Eye For Film >> Movies >> Two Days, One Night (2014) Film Review
Two Days, One Night (Deux Jours, Une Nuit), the latest masterpiece of conscience by Jean-Pierre and Luc Dardenne has a plot as simple as its subject matter is urgent and profound. Sandra (Marion Cotillard), a worker in a Belgian solar panel factory, after having suffered a nervous breakdown, finds out that in her absence, the 16 co-workers were asked by management to vote if they preferred for her to return, or take instead a €1,000 bonus for themselves. Only two voted for Sandra to keep her job.
The vote will be repeated Monday morning, this time in secret, because of talk about previous intimidations by supervisor Jean-Marc (formidable Dardenne regular Olivier Gourmet is a threatening presence, even off-screen for most of the film).
Sandra has the weekend, the time frame of the title, to convince her colleagues to let her keep her job. Her husband Manu (Fabrizio Rongione) works in the kitchen of a highway pit stop restaurant, they have two children, and the loss of her job would be a financial disaster. The situation clearly already is a catastrophe for her state of mind and sense of self. While she tries to control anxiety attacks with Xanax, Manu does his best to support his wife so that she can face her fears and confront the 14 hostile entities.
Violent beeps from the initial phone call alert compete with the oven timer, announcing that the plum pie she baked for her children is ready. A bird singing prompts her to say "I wish that were me".
She faces one huge obstacle at a time knowing that her colleagues are strapped for money to support their families. Going from door to door, begging the relative strangers she works with to show some empathy - all of this during their weekend of rest, seems insurmountable.
Marion Cotillard tenderly lets us in on every nuance of dread, every vital decision. Just as Cecile De France did so brilliantly in the Dardennes' last film, The Kid With A Bike, Cotillard completely makes us forget the movie star to reveal the human being.

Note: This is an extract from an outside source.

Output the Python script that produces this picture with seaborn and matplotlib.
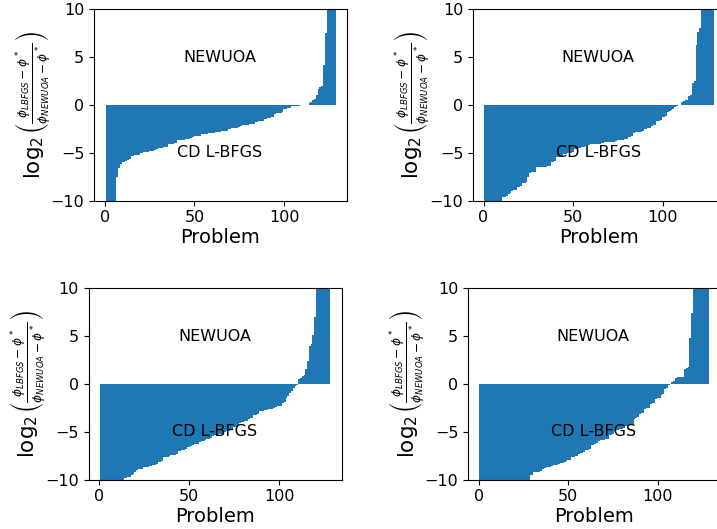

The care and attention to detail includes the costumes by Maïra Ramedhan Levi. Over the span of the weekend, Cotillard wears two different brightly colored racer back tank tops, one turquoise, one coral. Both times, her underwear straps, red and silver respectively, show because the cut is wrong for the tops. We see what lies underneath, what she doesn't want to show, just like the tears, despair, badly hurt basic pride - she slips into the armour of no armour. In the film's last shot, the jeans and boots she wore throughout gain a fresh connotation - she has become Gary Cooper in Fred Zinnemann's High Noon after his tour of duty convincing the good town's people that moral decisions exist.
Sandra battles her anxiety attacks and hyperventilation on the road with seemingly endless bottles of water. Cotillard shows an individual who is drowning and dying of thirst at the same time because the system she lives in has no room for solidarity. She has to beg open a crack or all is lost. And the Dardennes make that clear, not only for her but for us all.